Look through the material below and copy exactly the lines from the line with "The picture is" to the line with "grid_weight_values = list(range(9000, 17001, 250))", those two lines included.

DATA EXCERPT:
** BEGIN **

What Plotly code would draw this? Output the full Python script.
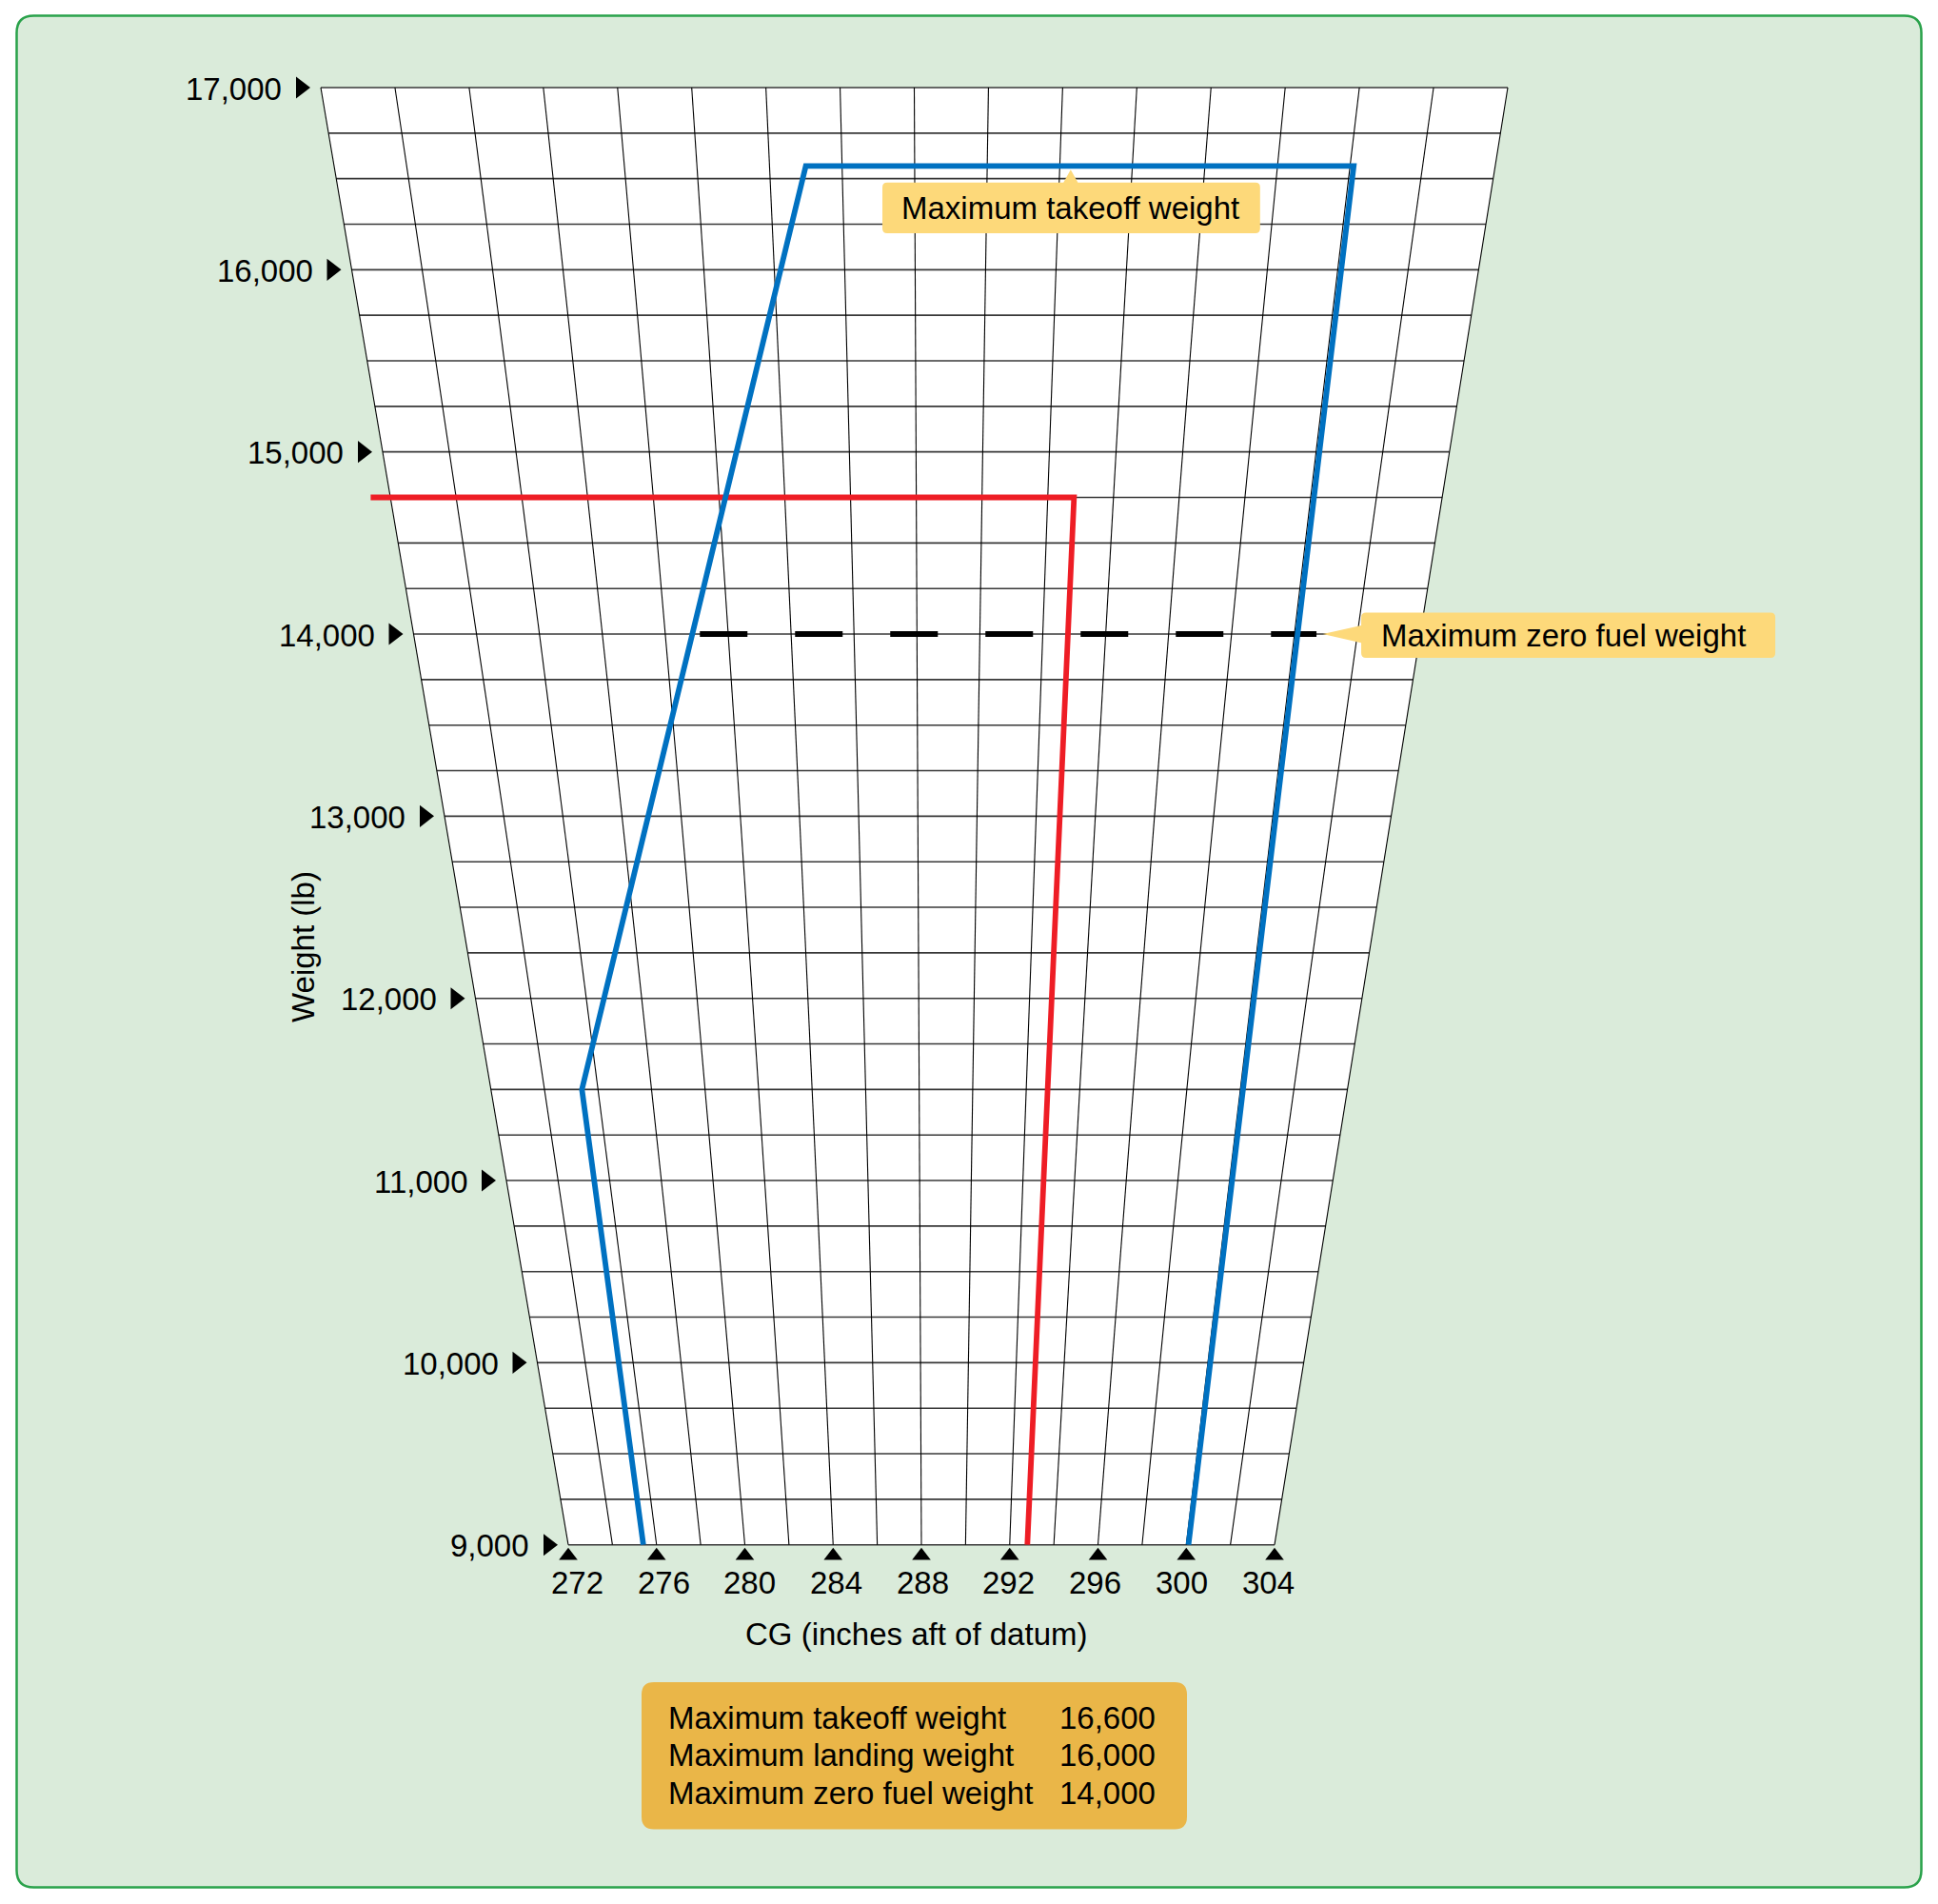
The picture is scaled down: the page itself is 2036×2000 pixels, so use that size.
import plotly.graph_objects as go

# ---------------- data ----------------
cg_tick_values = [272, 276, 280, 284, 288, 292, 296, 300, 304]
weight_tick_values = [9000, 10000, 11000, 12000, 13000, 14000, 15000, 16000, 17000]
grid_cg_values = list(range(272, 305, 2))
grid_weight_values = list(range(9000, 17001, 250))

envelope_cg = [275.4, 275.4, 285.0, 300.1, 300.1]
envelope_weight = [9000, 11500, 16570, 16570, 9000]

landing_cg = [271.4, 292.8, 292.8]
landing_weight = [14750, 14750, 9000]

zero_fuel_cg = [281.1, 300.7]
zero_fuel_weight = [14000, 14000]

takeoff_callout_cg = 292.3
takeoff_callout_weight = 16570

limit_labels = ["Maximum takeoff weight", "Maximum landing weight", "Maximum zero fuel weight"]
limit_values = [16600, 16000, 14000]

# ---------------- layout geometry ----------------
# the page body has an 8px margin, so the figure is placed 8px in from the window corner
OFF = 8
FIG_W, FIG_H = 2020, 1984
CG_MIN, CG_MAX = 272, 304
W_MIN, W_MAX = 9000, 17000
BOTTOM_PX_Y, TOP_PX_Y = 1622.7 - OFF, 92.0 - OFF
BOTTOM_LEFT, BOTTOM_WIDTH = 597.0 - OFF, 742.0
TOP_LEFT, TOP_WIDTH = 337.0 - OFF, 1247.0

PX_PER_IN = BOTTOM_WIDTH / (CG_MAX - CG_MIN)
PX_PER_LB = (BOTTOM_PX_Y - TOP_PX_Y) / (W_MAX - W_MIN)

x_range = [CG_MIN - BOTTOM_LEFT / PX_PER_IN, CG_MIN + (FIG_W - BOTTOM_LEFT) / PX_PER_IN]
y_range = [W_MIN - (FIG_H - BOTTOM_PX_Y) / PX_PER_LB, W_MIN + BOTTOM_PX_Y / PX_PER_LB]

FONT = "Liberation Sans, Arial, Helvetica, sans-serif"
BLUE = "#0071C1"
RED = "#EE1D25"
PANEL_FILL = "#DAEBDA"
PANEL_LINE = "#2AA24B"
CALLOUT = "#FDD97A"
INFO_BOX = "#EAB648"


def skew_x(cg, w):
    """Map (cg, weight) to the horizontal axis of the trapezoidal chart."""
    t = (w - W_MIN) / (W_MAX - W_MIN)
    left = BOTTOM_LEFT + (TOP_LEFT - BOTTOM_LEFT) * t
    width = BOTTOM_WIDTH + (TOP_WIDTH - BOTTOM_WIDTH) * t
    px = left + (cg - CG_MIN) / (CG_MAX - CG_MIN) * width
    return CG_MIN + (px - BOTTOM_LEFT) / PX_PER_IN


def px_to_x(px):
    return px / PX_PER_IN


def px_to_y(py):
    return py / PX_PER_LB


def PX(v):
    return (v - OFF) / FIG_W


def PY(v):
    return 1 - (v - OFF) / FIG_H


def paper_round_rect(x0, y0, x1, y1, r):
    X, Y = PX, PY
    p = [
        f"M{X(x0 + r)},{Y(y0)}", f"L{X(x1 - r)},{Y(y0)}", f"Q{X(x1)},{Y(y0)} {X(x1)},{Y(y0 + r)}",
        f"L{X(x1)},{Y(y1 - r)}", f"Q{X(x1)},{Y(y1)} {X(x1 - r)},{Y(y1)}",
        f"L{X(x0 + r)},{Y(y1)}", f"Q{X(x0)},{Y(y1)} {X(x0)},{Y(y1 - r)}",
        f"L{X(x0)},{Y(y0 + r)}", f"Q{X(x0)},{Y(y0)} {X(x0 + r)},{Y(y0)}", "Z",
    ]
    return " ".join(p)


fig = go.Figure()

# white trapezoid
tx = [skew_x(CG_MIN, W_MIN), skew_x(CG_MAX, W_MIN), skew_x(CG_MAX, W_MAX), skew_x(CG_MIN, W_MAX), skew_x(CG_MIN, W_MIN)]
ty = [W_MIN, W_MIN, W_MAX, W_MAX, W_MIN]
fig.add_trace(go.Scatter(x=tx, y=ty, fill="toself", fillcolor="white", mode="lines",
                         line=dict(width=0), hoverinfo="skip", showlegend=False))

# horizontal grid lines
hx, hy = [], []
for w in grid_weight_values:
    hx += [skew_x(CG_MIN, w), skew_x(CG_MAX, w), None]
    hy += [w, w, None]
fig.add_trace(go.Scatter(x=hx, y=hy, mode="lines", line=dict(color="#383838", width=1.6),
                         hoverinfo="skip", showlegend=False))

# vertical (constant CG) grid lines
vx, vy = [], []
for c in grid_cg_values:
    vx += [skew_x(c, W_MIN), skew_x(c, W_MAX), None]
    vy += [W_MIN, W_MAX, None]
fig.add_trace(go.Scatter(x=vx, y=vy, mode="lines", line=dict(color="black", width=1.1),
                         hoverinfo="skip", showlegend=False))

# maximum zero fuel weight (dashed)
fig.add_trace(go.Scatter(x=[skew_x(c, w) for c, w in zip(zero_fuel_cg, zero_fuel_weight)], y=zero_fuel_weight,
                         mode="lines", line=dict(color="black", width=6, dash="50px,50px"),
                         hoverinfo="skip", showlegend=False))

# landing limit (red)
fig.add_trace(go.Scatter(x=[skew_x(c, w) for c, w in zip(landing_cg, landing_weight)], y=landing_weight,
                         mode="lines", line=dict(color=RED, width=5.8),
                         hoverinfo="skip", showlegend=False))

# CG envelope (blue)
fig.add_trace(go.Scatter(x=[skew_x(c, w) for c, w in zip(envelope_cg, envelope_weight)], y=envelope_weight,
                         mode="lines", line=dict(color=BLUE, width=5.8),
                         hoverinfo="skip", showlegend=False))

# y tick triangles
fig.add_trace(go.Scatter(x=[skew_x(CG_MIN, w) - px_to_x(21) for w in weight_tick_values], y=weight_tick_values,
                         mode="markers", marker=dict(symbol="triangle-right", size=20, color="black"),
                         hoverinfo="skip", showlegend=False))

# x tick triangles
fig.add_trace(go.Scatter(x=[skew_x(c, W_MIN) for c in cg_tick_values], y=[W_MIN - px_to_y(11.5)] * len(cg_tick_values),
                         mode="markers", marker=dict(symbol="triangle-up", size=17, color="black"),
                         hoverinfo="skip", showlegend=False))

annotations = []
for w in weight_tick_values:
    annotations.append(dict(x=skew_x(CG_MIN, w), y=w, xref="x", yref="y", text=f"{w:,}",
                            xanchor="right", yanchor="middle", xshift=-39, yshift=-1, showarrow=False,
                            font=dict(size=33, color="black", family=FONT)))

LABEL_ROW_LEFT, LABEL_ROW_WIDTH = 606.3 - OFF, 725.7
for c in cg_tick_values:
    px = LABEL_ROW_LEFT + (c - CG_MIN) / (CG_MAX - CG_MIN) * LABEL_ROW_WIDTH
    annotations.append(dict(x=CG_MIN + px_to_x(px - BOTTOM_LEFT), y=W_MIN, xref="x", yref="y", text=str(c),
                            xanchor="center", yanchor="middle", yshift=-40, showarrow=False,
                            font=dict(size=33, color="black", family=FONT)))

annotations.append(dict(x=PX(962), y=PY(1716), xref="paper", yref="paper",
                        text="CG (inches aft of datum)", showarrow=False, xanchor="center", yanchor="middle",
                        font=dict(size=33, color="black", family=FONT)))
annotations.append(dict(x=PX(318), y=PY(995), xref="paper", yref="paper",
                        text="Weight (lb)", textangle=-90, showarrow=False, xanchor="center", yanchor="middle",
                        font=dict(size=33, color="black", family=FONT)))

shapes = []
# background panel
shapes.append(dict(type="path", xref="paper", yref="paper", layer="below",
                   path=paper_round_rect(17.5, 16.5, 2018.5, 1982.5, 18),
                   fillcolor=PANEL_FILL, line=dict(color=PANEL_LINE, width=2.5)))

# takeoff callout (pixel offsets relative to anchor point on the envelope, y up)
ax_t = skew_x(takeoff_callout_cg, takeoff_callout_weight)
L, R, T, B, r = -197.8, 199.0, -17.4, -70.7, 5
tpath = (f"M{L + r},{T} L-7.6,{T} L0,-4 L7.6,{T} L{R - r},{T} Q{R},{T} {R},{T - r} "
         f"L{R},{B + r} Q{R},{B} {R - r},{B} L{L + r},{B} Q{L},{B} {L},{B + r} "
         f"L{L},{T - r} Q{L},{T} {L + r},{T} Z")
shapes.append(dict(type="path", xref="x", yref="y", xsizemode="pixel", ysizemode="pixel",
                   xanchor=ax_t, yanchor=takeoff_callout_weight, path=tpath,
                   fillcolor=CALLOUT, line=dict(width=0), layer="above"))
annotations.append(dict(x=ax_t, y=takeoff_callout_weight, xref="x", yref="y", text="Maximum takeoff weight",
                        xshift=0, yshift=-44, showarrow=False, xanchor="center", yanchor="middle",
                        font=dict(size=33, color="black", family=FONT)))

# zero fuel callout
ax_z = skew_x(zero_fuel_cg[-1], zero_fuel_weight[-1])
L, R, T, B, r = 47.0, 482.0, 22.4, -25.0, 5
zpath = (f"M{L + r},{T} L{R - r},{T} Q{R},{T} {R},{T - r} L{R},{B + r} Q{R},{B} {R - r},{B} "
         f"L{L + r},{B} Q{L},{B} {L},{B + r} L{L},-9.3 L6.6,0 L{L},9 L{L},{T - r} Q{L},{T} {L + r},{T} Z")
shapes.append(dict(type="path", xref="x", yref="y", xsizemode="pixel", ysizemode="pixel",
                   xanchor=ax_z, yanchor=zero_fuel_weight[-1], path=zpath,
                   fillcolor=CALLOUT, line=dict(width=0), layer="above"))
annotations.append(dict(x=ax_z, y=zero_fuel_weight[-1], xref="x", yref="y", text="Maximum zero fuel weight",
                        xshift=259, yshift=-1, showarrow=False, xanchor="center", yanchor="middle",
                        font=dict(size=33, color="black", family=FONT)))

# info box
shapes.append(dict(type="path", xref="paper", yref="paper", layer="above",
                   path=paper_round_rect(674, 1767, 1247, 1921.5, 13),
                   fillcolor=INFO_BOX, line=dict(width=0)))
row_y = [1804, 1843.5, 1883]
for name, val, yy in zip(limit_labels, limit_values, row_y):
    annotations.append(dict(x=PX(700), y=PY(yy), xref="paper", yref="paper", text=name,
                            xanchor="left", yanchor="middle", showarrow=False,
                            font=dict(size=33, color="black", family=FONT)))
    annotations.append(dict(x=PX(1216), y=PY(yy), xref="paper", yref="paper", text=f"{val:,}",
                            xanchor="right", yanchor="middle", showarrow=False,
                            font=dict(size=33, color="black", family=FONT)))

fig.update_layout(
    width=FIG_W, height=FIG_H, autosize=False,
    margin=dict(l=0, r=0, t=0, b=0, pad=0),
    paper_bgcolor="white", plot_bgcolor="rgba(0,0,0,0)",
    xaxis=dict(range=x_range, visible=False, fixedrange=True),
    yaxis=dict(range=y_range, visible=False, fixedrange=True),
    shapes=shapes, annotations=annotations, showlegend=False,
    font=dict(family=FONT),
)

fig.write_html("out.html")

** END **

FULL SOLUTION:
The picture is scaled down: the page itself is 2036×2000 pixels, so use that size.
import plotly.graph_objects as go

# ---------------- data ----------------
cg_tick_values = [272, 276, 280, 284, 288, 292, 296, 300, 304]
weight_tick_values = [9000, 10000, 11000, 12000, 13000, 14000, 15000, 16000, 17000]
grid_cg_values = list(range(272, 305, 2))
grid_weight_values = list(range(9000, 17001, 250))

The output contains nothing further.